:: Problem to solve ::
Pictures stay out. Extract the lines below from the first one through the line with "(0,0) rectangle (2253,928);", both included.

:: Raw data ::
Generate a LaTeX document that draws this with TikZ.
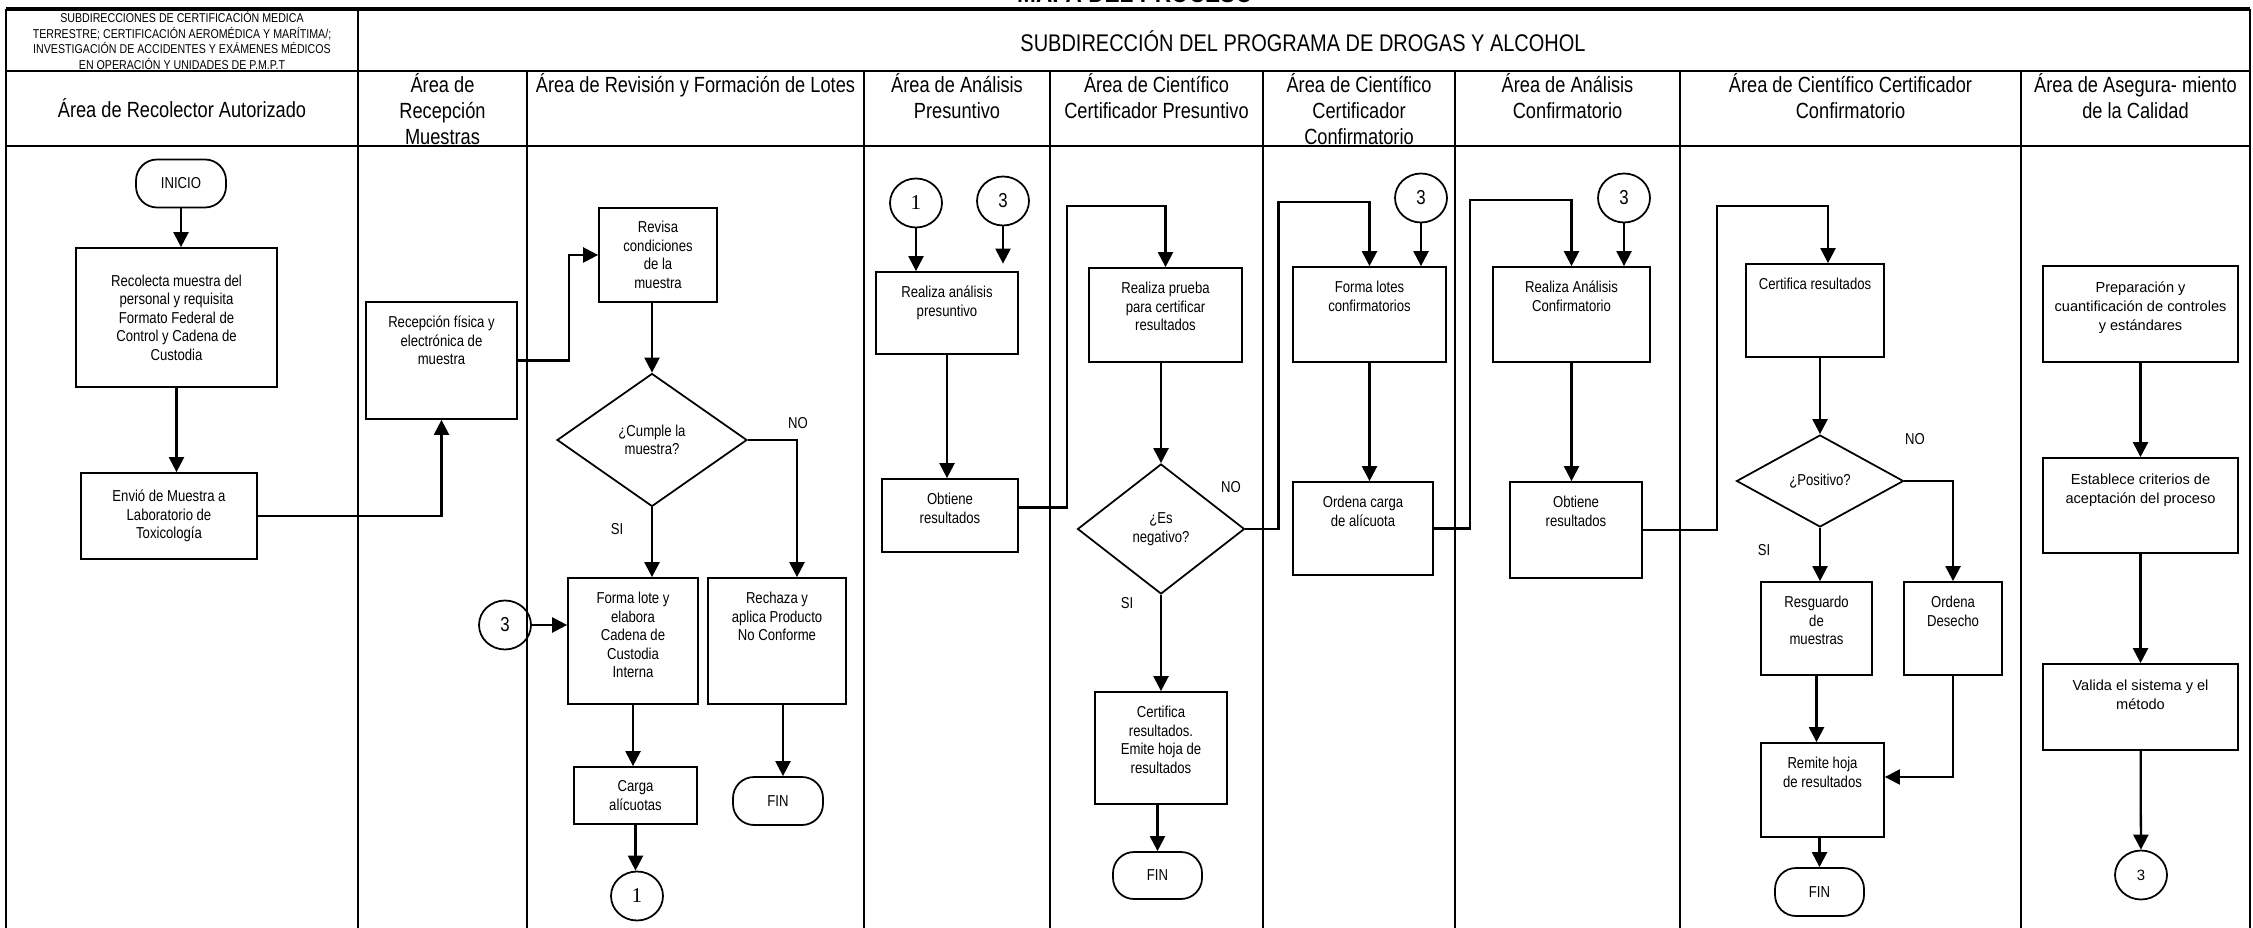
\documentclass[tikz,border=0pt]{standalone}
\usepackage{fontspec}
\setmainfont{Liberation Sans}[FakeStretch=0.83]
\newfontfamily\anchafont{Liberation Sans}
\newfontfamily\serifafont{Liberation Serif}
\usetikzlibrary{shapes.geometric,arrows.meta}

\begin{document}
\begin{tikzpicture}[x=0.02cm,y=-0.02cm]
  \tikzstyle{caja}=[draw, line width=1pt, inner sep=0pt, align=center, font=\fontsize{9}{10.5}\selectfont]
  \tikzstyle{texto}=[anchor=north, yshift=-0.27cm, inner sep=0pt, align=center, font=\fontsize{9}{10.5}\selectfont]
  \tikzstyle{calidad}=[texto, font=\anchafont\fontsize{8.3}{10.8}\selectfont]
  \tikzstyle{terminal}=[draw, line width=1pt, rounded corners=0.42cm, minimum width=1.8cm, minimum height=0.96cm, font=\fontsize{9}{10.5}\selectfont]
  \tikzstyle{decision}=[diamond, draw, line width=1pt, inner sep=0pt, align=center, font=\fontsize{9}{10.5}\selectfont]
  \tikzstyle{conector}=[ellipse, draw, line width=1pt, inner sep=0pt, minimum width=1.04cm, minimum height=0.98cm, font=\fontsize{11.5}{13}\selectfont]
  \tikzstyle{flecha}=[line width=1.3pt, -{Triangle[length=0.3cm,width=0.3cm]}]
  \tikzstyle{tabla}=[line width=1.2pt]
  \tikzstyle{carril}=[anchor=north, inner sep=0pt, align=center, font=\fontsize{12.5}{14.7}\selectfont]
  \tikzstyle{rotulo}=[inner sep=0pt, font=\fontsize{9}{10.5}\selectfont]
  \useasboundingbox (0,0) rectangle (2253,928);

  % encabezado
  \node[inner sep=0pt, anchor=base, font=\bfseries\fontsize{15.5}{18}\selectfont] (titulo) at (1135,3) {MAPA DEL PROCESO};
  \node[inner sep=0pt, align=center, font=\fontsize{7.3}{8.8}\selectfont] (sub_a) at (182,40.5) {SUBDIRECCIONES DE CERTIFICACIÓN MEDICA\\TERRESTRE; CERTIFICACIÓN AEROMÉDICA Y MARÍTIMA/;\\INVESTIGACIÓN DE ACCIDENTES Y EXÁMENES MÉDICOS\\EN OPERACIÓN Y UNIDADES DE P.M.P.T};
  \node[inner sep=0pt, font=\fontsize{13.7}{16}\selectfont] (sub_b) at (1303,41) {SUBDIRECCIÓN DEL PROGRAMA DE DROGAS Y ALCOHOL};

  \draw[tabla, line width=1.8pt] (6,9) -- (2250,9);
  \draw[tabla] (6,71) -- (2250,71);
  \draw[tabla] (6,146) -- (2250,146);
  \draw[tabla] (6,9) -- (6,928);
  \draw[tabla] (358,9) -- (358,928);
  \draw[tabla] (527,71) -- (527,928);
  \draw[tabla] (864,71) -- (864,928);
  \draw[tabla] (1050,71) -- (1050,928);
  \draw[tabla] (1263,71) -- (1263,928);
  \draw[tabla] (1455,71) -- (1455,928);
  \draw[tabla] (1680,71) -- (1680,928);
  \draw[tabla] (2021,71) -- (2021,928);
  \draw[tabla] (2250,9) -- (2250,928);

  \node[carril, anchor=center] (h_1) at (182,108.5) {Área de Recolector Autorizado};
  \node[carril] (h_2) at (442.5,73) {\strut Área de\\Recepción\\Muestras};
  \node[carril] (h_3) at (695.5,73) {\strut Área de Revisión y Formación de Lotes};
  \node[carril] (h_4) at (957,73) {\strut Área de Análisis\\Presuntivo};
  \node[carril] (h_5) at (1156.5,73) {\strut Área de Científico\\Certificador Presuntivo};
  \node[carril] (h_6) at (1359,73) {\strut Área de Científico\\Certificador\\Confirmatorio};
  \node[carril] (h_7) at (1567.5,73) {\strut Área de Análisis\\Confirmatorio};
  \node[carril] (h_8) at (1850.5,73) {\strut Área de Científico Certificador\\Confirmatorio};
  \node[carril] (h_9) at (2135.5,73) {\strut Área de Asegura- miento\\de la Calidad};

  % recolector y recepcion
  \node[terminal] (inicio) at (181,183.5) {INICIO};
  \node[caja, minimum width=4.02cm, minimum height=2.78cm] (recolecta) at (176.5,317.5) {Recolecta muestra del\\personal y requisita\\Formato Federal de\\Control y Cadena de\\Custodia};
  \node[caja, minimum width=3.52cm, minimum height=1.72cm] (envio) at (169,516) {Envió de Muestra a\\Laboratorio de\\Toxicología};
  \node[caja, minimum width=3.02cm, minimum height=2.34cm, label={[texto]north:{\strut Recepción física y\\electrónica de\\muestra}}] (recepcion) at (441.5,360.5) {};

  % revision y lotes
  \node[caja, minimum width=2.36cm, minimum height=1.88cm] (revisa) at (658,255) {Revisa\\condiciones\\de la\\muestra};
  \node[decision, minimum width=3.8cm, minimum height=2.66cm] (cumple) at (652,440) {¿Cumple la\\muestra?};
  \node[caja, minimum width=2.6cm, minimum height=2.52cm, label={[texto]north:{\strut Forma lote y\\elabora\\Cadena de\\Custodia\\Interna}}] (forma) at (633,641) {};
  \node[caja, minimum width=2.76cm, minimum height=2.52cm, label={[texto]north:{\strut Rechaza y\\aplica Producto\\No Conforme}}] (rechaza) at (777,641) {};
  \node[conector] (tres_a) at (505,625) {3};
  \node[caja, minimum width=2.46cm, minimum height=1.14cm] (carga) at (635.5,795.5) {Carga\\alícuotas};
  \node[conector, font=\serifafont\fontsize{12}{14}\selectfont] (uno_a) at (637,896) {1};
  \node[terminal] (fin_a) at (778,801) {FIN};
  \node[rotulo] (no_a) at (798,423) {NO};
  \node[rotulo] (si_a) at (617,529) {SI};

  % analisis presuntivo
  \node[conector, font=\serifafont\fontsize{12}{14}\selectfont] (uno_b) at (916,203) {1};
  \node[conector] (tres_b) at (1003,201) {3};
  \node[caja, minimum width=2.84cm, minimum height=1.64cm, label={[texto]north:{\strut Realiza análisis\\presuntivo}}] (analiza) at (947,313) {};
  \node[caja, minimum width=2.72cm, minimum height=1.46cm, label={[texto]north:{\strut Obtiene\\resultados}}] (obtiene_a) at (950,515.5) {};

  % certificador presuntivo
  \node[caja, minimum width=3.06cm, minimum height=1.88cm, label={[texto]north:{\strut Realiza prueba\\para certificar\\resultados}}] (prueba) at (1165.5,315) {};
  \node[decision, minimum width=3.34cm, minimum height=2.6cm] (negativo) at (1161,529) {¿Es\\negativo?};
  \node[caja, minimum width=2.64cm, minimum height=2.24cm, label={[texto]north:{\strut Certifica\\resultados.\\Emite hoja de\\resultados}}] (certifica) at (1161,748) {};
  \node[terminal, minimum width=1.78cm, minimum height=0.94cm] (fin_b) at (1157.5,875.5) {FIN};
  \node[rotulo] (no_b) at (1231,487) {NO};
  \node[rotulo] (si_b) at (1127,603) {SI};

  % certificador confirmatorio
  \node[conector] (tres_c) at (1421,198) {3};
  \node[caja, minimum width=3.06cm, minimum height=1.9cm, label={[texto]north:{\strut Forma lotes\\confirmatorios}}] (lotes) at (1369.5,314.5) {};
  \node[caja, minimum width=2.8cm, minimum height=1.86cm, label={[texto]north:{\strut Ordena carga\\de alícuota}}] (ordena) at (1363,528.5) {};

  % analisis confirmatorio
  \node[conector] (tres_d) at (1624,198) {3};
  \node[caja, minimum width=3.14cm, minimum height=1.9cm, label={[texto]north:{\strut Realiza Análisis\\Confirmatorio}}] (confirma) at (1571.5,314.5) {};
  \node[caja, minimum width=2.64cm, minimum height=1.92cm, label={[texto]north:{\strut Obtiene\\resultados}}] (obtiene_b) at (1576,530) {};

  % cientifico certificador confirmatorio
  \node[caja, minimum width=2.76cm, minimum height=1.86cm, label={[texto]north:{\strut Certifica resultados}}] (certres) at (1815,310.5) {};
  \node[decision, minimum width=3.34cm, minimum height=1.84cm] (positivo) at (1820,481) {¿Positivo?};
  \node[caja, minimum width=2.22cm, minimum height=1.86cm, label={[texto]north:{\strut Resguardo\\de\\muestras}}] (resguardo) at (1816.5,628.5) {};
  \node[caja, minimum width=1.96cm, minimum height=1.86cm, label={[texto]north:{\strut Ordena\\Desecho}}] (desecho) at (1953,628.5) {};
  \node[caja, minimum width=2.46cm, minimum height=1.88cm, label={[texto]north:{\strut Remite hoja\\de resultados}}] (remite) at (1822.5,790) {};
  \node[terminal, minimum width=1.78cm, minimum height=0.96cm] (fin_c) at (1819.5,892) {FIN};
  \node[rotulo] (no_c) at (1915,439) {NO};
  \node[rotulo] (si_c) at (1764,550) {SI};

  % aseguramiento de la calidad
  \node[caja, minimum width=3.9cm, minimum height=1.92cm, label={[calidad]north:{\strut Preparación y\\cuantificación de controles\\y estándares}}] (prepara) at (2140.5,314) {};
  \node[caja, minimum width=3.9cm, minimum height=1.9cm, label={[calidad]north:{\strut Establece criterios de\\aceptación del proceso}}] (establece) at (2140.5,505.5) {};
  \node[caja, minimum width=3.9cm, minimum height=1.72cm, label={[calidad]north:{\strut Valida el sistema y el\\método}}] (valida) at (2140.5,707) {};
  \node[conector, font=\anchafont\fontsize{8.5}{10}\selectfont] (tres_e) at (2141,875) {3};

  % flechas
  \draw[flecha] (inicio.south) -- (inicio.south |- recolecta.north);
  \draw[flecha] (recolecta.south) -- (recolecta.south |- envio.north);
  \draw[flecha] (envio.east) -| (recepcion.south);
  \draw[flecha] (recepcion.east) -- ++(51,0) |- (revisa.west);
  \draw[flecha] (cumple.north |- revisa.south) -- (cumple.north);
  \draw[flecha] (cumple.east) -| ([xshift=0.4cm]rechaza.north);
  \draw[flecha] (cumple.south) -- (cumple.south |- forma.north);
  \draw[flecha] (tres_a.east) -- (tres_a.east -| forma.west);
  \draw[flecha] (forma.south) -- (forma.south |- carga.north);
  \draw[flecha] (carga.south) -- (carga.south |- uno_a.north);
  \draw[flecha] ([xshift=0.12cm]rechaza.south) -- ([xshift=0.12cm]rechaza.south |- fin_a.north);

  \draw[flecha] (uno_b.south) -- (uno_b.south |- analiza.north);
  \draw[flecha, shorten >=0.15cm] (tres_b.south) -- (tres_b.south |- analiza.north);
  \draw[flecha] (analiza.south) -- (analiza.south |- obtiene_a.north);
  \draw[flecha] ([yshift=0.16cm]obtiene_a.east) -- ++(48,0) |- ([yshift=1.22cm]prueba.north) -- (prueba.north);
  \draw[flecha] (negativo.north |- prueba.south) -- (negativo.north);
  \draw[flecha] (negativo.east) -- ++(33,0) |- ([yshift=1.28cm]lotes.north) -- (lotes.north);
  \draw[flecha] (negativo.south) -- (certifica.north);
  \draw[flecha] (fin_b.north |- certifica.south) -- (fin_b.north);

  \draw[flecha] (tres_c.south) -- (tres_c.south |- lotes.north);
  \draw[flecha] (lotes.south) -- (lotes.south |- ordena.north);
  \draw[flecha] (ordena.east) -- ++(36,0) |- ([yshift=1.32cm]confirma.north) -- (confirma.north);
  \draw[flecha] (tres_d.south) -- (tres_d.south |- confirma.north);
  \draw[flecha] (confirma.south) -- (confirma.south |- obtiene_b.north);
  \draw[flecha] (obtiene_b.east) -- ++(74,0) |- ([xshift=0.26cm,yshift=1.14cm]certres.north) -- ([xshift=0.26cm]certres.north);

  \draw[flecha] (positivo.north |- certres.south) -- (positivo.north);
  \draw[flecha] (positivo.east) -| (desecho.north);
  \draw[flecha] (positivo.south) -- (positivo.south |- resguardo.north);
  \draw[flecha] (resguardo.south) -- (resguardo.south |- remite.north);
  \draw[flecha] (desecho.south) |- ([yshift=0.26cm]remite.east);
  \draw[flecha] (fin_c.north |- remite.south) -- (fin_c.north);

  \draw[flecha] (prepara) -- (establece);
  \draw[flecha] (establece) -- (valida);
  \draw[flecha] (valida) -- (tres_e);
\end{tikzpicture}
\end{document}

:: Correct output ::
Generate a LaTeX document that draws this with TikZ.
\documentclass[tikz,border=0pt]{standalone}
\usepackage{fontspec}
\setmainfont{Liberation Sans}[FakeStretch=0.83]
\newfontfamily\anchafont{Liberation Sans}
\newfontfamily\serifafont{Liberation Serif}
\usetikzlibrary{shapes.geometric,arrows.meta}

\begin{document}
\begin{tikzpicture}[x=0.02cm,y=-0.02cm]
  \tikzstyle{caja}=[draw, line width=1pt, inner sep=0pt, align=center, font=\fontsize{9}{10.5}\selectfont]
  \tikzstyle{texto}=[anchor=north, yshift=-0.27cm, inner sep=0pt, align=center, font=\fontsize{9}{10.5}\selectfont]
  \tikzstyle{calidad}=[texto, font=\anchafont\fontsize{8.3}{10.8}\selectfont]
  \tikzstyle{terminal}=[draw, line width=1pt, rounded corners=0.42cm, minimum width=1.8cm, minimum height=0.96cm, font=\fontsize{9}{10.5}\selectfont]
  \tikzstyle{decision}=[diamond, draw, line width=1pt, inner sep=0pt, align=center, font=\fontsize{9}{10.5}\selectfont]
  \tikzstyle{conector}=[ellipse, draw, line width=1pt, inner sep=0pt, minimum width=1.04cm, minimum height=0.98cm, font=\fontsize{11.5}{13}\selectfont]
  \tikzstyle{flecha}=[line width=1.3pt, -{Triangle[length=0.3cm,width=0.3cm]}]
  \tikzstyle{tabla}=[line width=1.2pt]
  \tikzstyle{carril}=[anchor=north, inner sep=0pt, align=center, font=\fontsize{12.5}{14.7}\selectfont]
  \tikzstyle{rotulo}=[inner sep=0pt, font=\fontsize{9}{10.5}\selectfont]
  \useasboundingbox (0,0) rectangle (2253,928);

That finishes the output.